§ Collected material:
_ _ _ _ _

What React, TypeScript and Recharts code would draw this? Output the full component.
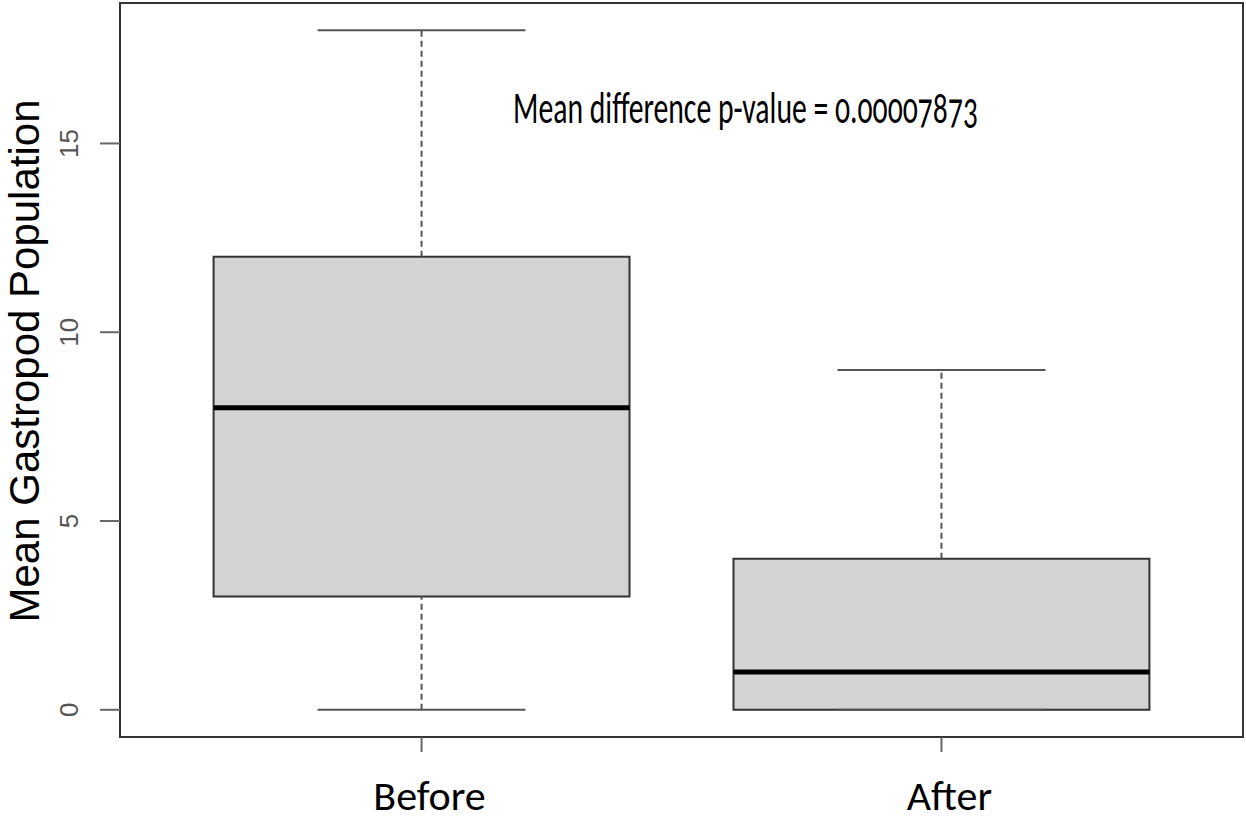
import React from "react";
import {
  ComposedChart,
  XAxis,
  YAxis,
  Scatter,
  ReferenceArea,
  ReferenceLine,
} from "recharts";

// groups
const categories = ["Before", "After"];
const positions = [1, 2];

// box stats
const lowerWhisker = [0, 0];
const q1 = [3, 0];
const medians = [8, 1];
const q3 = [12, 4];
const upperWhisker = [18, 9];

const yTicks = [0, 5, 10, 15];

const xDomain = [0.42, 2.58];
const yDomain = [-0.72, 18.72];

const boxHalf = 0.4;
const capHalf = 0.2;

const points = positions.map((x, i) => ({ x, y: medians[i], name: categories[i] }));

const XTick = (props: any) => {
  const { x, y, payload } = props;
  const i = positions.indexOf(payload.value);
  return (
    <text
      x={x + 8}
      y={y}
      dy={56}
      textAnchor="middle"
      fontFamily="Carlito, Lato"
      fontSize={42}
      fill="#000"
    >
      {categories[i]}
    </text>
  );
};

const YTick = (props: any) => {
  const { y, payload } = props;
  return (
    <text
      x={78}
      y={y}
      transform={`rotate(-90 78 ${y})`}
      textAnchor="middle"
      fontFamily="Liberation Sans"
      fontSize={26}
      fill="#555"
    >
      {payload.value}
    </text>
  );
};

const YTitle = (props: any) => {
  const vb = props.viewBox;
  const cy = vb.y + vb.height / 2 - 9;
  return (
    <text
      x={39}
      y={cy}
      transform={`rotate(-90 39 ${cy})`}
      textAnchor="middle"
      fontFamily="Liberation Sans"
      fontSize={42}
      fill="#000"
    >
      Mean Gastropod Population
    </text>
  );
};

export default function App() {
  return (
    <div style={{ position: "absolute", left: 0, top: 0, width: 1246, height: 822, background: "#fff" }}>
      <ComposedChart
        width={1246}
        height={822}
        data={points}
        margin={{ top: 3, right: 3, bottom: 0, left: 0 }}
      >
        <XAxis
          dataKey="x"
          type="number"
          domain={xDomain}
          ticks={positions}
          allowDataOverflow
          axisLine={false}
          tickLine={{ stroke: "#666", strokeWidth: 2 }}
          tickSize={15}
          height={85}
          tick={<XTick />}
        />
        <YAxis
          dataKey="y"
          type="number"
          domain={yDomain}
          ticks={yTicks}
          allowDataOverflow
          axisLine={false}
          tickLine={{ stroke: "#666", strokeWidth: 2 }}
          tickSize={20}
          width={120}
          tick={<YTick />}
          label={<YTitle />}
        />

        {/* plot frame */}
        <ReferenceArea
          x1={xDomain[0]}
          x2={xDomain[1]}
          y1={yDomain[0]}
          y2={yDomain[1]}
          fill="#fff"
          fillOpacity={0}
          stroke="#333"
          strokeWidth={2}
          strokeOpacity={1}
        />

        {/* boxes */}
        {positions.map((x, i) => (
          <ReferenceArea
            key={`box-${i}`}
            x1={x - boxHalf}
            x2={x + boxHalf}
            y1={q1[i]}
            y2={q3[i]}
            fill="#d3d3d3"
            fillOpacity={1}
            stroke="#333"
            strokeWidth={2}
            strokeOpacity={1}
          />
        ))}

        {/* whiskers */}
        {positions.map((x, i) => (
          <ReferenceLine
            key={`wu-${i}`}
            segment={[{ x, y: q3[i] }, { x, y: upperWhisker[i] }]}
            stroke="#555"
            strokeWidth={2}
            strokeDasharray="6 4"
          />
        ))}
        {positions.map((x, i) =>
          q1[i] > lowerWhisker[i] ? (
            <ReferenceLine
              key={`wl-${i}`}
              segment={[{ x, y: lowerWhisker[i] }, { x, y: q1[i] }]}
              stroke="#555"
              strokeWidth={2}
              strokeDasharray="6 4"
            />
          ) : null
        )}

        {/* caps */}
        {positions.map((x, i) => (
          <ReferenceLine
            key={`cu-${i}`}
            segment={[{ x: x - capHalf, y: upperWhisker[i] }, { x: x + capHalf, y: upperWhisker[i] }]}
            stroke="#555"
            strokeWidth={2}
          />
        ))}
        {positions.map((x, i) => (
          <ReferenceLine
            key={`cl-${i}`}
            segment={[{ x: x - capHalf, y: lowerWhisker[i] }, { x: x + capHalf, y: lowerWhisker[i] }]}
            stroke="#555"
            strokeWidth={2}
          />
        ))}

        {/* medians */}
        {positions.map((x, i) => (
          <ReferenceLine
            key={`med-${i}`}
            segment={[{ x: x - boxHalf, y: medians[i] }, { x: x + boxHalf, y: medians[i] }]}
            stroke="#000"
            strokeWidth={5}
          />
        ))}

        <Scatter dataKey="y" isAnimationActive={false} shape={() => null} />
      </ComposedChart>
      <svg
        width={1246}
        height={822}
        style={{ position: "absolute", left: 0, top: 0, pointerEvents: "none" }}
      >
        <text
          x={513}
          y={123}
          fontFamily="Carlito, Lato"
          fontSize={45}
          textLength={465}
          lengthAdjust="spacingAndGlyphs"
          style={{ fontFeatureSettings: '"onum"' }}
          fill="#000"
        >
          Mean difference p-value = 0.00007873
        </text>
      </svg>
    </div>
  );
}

_ _ _ _ _

Reproduce the material in full, word for word, and omit the pictures.

§ Solved exercise:
What React, TypeScript and Recharts code would draw this? Output the full component.
import React from "react";
import {
  ComposedChart,
  XAxis,
  YAxis,
  Scatter,
  ReferenceArea,
  ReferenceLine,
} from "recharts";

// groups
const categories = ["Before", "After"];
const positions = [1, 2];

// box stats
const lowerWhisker = [0, 0];
const q1 = [3, 0];
const medians = [8, 1];
const q3 = [12, 4];
const upperWhisker = [18, 9];

const yTicks = [0, 5, 10, 15];

const xDomain = [0.42, 2.58];
const yDomain = [-0.72, 18.72];

const boxHalf = 0.4;
const capHalf = 0.2;

const points = positions.map((x, i) => ({ x, y: medians[i], name: categories[i] }));

const XTick = (props: any) => {
  const { x, y, payload } = props;
  const i = positions.indexOf(payload.value);
  return (
    <text
      x={x + 8}
      y={y}
      dy={56}
      textAnchor="middle"
      fontFamily="Carlito, Lato"
      fontSize={42}
      fill="#000"
    >
      {categories[i]}
    </text>
  );
};

const YTick = (props: any) => {
  const { y, payload } = props;
  return (
    <text
      x={78}
      y={y}
      transform={`rotate(-90 78 ${y})`}
      textAnchor="middle"
      fontFamily="Liberation Sans"
      fontSize={26}
      fill="#555"
    >
      {payload.value}
    </text>
  );
};

const YTitle = (props: any) => {
  const vb = props.viewBox;
  const cy = vb.y + vb.height / 2 - 9;
  return (
    <text
      x={39}
      y={cy}
      transform={`rotate(-90 39 ${cy})`}
      textAnchor="middle"
      fontFamily="Liberation Sans"
      fontSize={42}
      fill="#000"
    >
      Mean Gastropod Population
    </text>
  );
};

export default function App() {
  return (
    <div style={{ position: "absolute", left: 0, top: 0, width: 1246, height: 822, background: "#fff" }}>
      <ComposedChart
        width={1246}
        height={822}
        data={points}
        margin={{ top: 3, right: 3, bottom: 0, left: 0 }}
      >
        <XAxis
          dataKey="x"
          type="number"
          domain={xDomain}
          ticks={positions}
          allowDataOverflow
          axisLine={false}
          tickLine={{ stroke: "#666", strokeWidth: 2 }}
          tickSize={15}
          height={85}
          tick={<XTick />}
        />
        <YAxis
          dataKey="y"
          type="number"
          domain={yDomain}
          ticks={yTicks}
          allowDataOverflow
          axisLine={false}
          tickLine={{ stroke: "#666", strokeWidth: 2 }}
          tickSize={20}
          width={120}
          tick={<YTick />}
          label={<YTitle />}
        />

        {/* plot frame */}
        <ReferenceArea
          x1={xDomain[0]}
          x2={xDomain[1]}
          y1={yDomain[0]}
          y2={yDomain[1]}
          fill="#fff"
          fillOpacity={0}
          stroke="#333"
          strokeWidth={2}
          strokeOpacity={1}
        />

        {/* boxes */}
        {positions.map((x, i) => (
          <ReferenceArea
            key={`box-${i}`}
            x1={x - boxHalf}
            x2={x + boxHalf}
            y1={q1[i]}
            y2={q3[i]}
            fill="#d3d3d3"
            fillOpacity={1}
            stroke="#333"
            strokeWidth={2}
            strokeOpacity={1}
          />
        ))}

        {/* whiskers */}
        {positions.map((x, i) => (
          <ReferenceLine
            key={`wu-${i}`}
            segment={[{ x, y: q3[i] }, { x, y: upperWhisker[i] }]}
            stroke="#555"
            strokeWidth={2}
            strokeDasharray="6 4"
          />
        ))}
        {positions.map((x, i) =>
          q1[i] > lowerWhisker[i] ? (
            <ReferenceLine
              key={`wl-${i}`}
              segment={[{ x, y: lowerWhisker[i] }, { x, y: q1[i] }]}
              stroke="#555"
              strokeWidth={2}
              strokeDasharray="6 4"
            />
          ) : null
        )}

        {/* caps */}
        {positions.map((x, i) => (
          <ReferenceLine
            key={`cu-${i}`}
            segment={[{ x: x - capHalf, y: upperWhisker[i] }, { x: x + capHalf, y: upperWhisker[i] }]}
            stroke="#555"
            strokeWidth={2}
          />
        ))}
        {positions.map((x, i) => (
          <ReferenceLine
            key={`cl-${i}`}
            segment={[{ x: x - capHalf, y: lowerWhisker[i] }, { x: x + capHalf, y: lowerWhisker[i] }]}
            stroke="#555"
            strokeWidth={2}
          />
        ))}

        {/* medians */}
        {positions.map((x, i) => (
          <ReferenceLine
            key={`med-${i}`}
            segment={[{ x: x - boxHalf, y: medians[i] }, { x: x + boxHalf, y: medians[i] }]}
            stroke="#000"
            strokeWidth={5}
          />
        ))}

        <Scatter dataKey="y" isAnimationActive={false} shape={() => null} />
      </ComposedChart>
      <svg
        width={1246}
        height={822}
        style={{ position: "absolute", left: 0, top: 0, pointerEvents: "none" }}
      >
        <text
          x={513}
          y={123}
          fontFamily="Carlito, Lato"
          fontSize={45}
          textLength={465}
          lengthAdjust="spacingAndGlyphs"
          style={{ fontFeatureSettings: '"onum"' }}
          fill="#000"
        >
          Mean difference p-value = 0.00007873
        </text>
      </svg>
    </div>
  );
}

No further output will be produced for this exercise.